09-09-2020, 09:05 AM	#14
paperbackebook Member Posts: 11 Karma: 10 Join Date: Sep 2020 Device: none	Continuing this sage... I have looked into the xhtml and made a small reproducer. What I notice is that every word in the book has a seperate span tag with absolute positioning. Is this accepted as normal in the ebook world? It looks ridiculous to me. When I look at those positions in the span tag I see high numbers pixels. Example: style="position:absolute;top:6113.53px;left:4640px ;letter-spacing:-1.29px;" The decimal pixel values feel ridiculous tbh.
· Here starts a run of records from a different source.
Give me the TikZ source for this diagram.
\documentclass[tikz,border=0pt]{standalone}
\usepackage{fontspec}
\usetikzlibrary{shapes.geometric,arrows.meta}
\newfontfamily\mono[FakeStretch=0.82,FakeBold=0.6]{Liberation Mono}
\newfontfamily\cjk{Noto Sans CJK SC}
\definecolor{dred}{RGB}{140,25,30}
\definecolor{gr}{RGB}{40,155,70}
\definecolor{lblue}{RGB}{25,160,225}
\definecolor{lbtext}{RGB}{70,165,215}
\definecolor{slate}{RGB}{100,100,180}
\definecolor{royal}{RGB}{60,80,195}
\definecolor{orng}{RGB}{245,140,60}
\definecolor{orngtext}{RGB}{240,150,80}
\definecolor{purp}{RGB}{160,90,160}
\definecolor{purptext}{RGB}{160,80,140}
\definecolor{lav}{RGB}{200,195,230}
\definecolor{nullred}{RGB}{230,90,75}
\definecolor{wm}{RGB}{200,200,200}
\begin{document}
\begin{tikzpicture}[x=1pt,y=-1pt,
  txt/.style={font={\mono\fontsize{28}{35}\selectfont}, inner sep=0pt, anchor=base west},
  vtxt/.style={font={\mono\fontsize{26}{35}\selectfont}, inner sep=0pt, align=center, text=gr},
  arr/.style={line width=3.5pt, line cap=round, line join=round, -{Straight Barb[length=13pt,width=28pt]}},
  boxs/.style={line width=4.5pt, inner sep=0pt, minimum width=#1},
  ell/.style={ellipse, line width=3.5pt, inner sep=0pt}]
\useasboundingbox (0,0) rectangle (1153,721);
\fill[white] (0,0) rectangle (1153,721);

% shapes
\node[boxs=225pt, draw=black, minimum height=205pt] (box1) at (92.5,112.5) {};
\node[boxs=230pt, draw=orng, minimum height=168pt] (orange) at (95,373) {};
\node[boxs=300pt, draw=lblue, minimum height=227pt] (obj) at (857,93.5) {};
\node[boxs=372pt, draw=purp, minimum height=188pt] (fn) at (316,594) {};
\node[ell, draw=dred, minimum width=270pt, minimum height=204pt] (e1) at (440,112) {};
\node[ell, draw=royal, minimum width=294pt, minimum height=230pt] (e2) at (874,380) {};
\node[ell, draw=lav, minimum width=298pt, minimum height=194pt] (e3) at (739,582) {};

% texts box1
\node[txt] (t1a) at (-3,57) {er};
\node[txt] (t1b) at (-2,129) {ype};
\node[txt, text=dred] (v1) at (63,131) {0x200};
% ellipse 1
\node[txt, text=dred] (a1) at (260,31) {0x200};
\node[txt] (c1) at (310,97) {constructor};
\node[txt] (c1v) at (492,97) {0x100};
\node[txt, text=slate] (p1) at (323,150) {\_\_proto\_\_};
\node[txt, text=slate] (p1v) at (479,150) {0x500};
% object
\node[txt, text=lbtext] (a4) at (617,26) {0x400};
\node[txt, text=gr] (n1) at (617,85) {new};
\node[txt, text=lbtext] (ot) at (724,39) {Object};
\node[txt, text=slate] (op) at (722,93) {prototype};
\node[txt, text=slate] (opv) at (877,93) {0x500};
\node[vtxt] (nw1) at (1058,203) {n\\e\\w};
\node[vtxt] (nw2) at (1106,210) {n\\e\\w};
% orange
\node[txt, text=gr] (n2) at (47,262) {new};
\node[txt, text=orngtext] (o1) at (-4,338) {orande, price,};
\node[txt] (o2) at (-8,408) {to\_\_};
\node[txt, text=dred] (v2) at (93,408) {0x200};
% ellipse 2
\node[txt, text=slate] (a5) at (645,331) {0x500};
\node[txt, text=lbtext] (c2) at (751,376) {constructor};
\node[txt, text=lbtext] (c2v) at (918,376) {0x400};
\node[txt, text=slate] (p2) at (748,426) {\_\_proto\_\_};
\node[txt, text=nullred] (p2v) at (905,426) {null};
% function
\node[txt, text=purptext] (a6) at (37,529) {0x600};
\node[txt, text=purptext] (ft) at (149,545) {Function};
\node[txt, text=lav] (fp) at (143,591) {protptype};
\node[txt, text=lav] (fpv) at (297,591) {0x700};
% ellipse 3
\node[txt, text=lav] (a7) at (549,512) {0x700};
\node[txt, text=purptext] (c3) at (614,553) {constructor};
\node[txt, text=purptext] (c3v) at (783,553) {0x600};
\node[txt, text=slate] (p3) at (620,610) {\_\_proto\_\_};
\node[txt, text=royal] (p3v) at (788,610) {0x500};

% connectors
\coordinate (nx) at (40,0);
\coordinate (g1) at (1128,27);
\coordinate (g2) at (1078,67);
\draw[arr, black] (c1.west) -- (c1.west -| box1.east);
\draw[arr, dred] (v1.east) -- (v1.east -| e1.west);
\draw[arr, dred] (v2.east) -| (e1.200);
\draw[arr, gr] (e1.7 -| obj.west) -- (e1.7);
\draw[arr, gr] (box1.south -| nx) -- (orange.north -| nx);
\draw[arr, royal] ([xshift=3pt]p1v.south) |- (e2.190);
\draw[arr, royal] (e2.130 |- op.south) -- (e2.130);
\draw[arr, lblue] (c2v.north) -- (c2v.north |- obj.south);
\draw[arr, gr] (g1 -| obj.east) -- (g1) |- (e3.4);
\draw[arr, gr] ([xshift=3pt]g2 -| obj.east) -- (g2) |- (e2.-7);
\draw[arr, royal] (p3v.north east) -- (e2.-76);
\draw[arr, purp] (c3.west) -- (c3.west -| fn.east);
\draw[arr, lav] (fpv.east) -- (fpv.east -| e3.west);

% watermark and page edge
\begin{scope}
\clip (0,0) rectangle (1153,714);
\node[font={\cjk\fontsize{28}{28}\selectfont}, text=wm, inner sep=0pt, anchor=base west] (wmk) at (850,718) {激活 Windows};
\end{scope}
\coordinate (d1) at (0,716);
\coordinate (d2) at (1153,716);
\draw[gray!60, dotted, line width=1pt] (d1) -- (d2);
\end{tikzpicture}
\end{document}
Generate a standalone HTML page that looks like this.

Between each line there's 340px. (I removed the other lines). Yet some lines render properly and others seem to be displaced. When looking at the page the words and lines are normally spaced. So nowhere near 340px diff between lines. However the catch is this general div style: transform: scale(0.05) And the font size is 300px. Yes 300px. So it seems during this scaling something goes wrong when printing. Still weird why it would render properly and then completely mess up though.

09-09-2020, 09:12 AM	#15
paperbackebook Member Posts: 11 Karma: 10 Join Date: Sep 2020 Device: none	I was wondering how it would react to the scale being removed so I did the following test: Divided the font size by 20 (since scale is 0.05) Removed the scale part Calculated the px/20 of each span tag (2 span tags in my test case) Guess what... the text is shown properly in the print dialog. Why they use this transform I have no idea.